Very often subconsciously we have attached a lot of who we are, our identity to our job, our job title and how we spend our working day.  People often say to me “I know it’s a job and not me that has been made redundant, but it doesn’t feel like that”.

Some things that can support you as you transition through this time are:-

  • Acknowledging that you will experience a vast range of different emotions, some days feeling as is you can take on the world, and others where you just want to stay under the duvet.
  • Accepting that this is just how things are at the moment for you.
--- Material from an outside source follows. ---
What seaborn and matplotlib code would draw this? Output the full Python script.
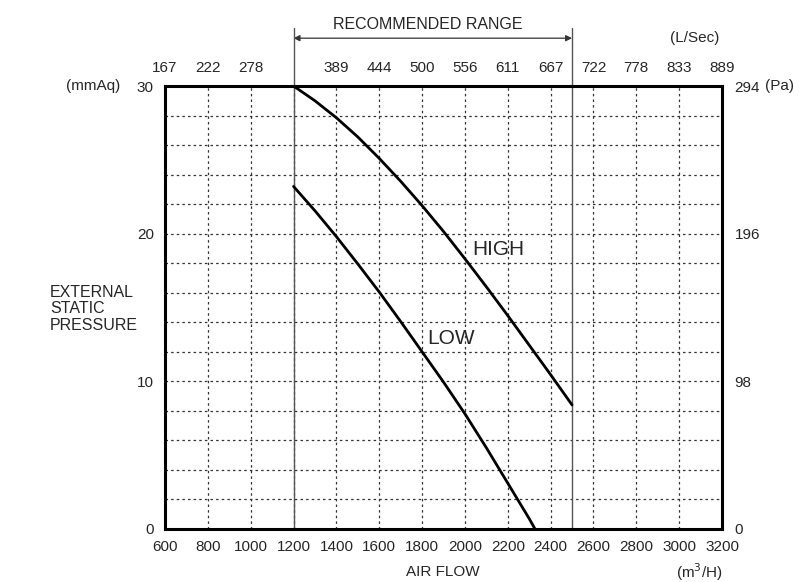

And resisting the temptation to judge or criticise yourself that you are feeling this way.
  • Being kind to yourself, by not pushing yourself to apply for this job or that job if it doesn’t feel right or you perceive that’s what you really ought to be doing.
  • Give yourself some time, the process cannot be rushed.  We are all very different and this means there is no magic timeline that can be applied.
  • Feel free to feel angry, simply allowing yourself to be angry instead of putting a lid on it and telling yourself that feeling this way is silly or irrational. People very often feel angry towards their ex boss, the person who made the actual decision.
  • Resisting the temptation to beat yourself up, for example by saying you should or ought to be doing something.
  • If you have a partner, sharing with them how you are feeling.  They too will have been impacted by what has happened to you, and they might be feeling at a loss to know what to say or do to best support you.·
  • Try focusing on some things you enjoy, this might be running, sewing, or sky diving.  Taking some time to focus on things that will give you a boost, rather than drain you.
  • Review your support network, who can you spend time with who gives you energy, listens, and makes you feel good?  Seeking out these people will again give you a boost.
  • Consider talking to a career coach, they offer a confidential service and can provide impartial practical support to you.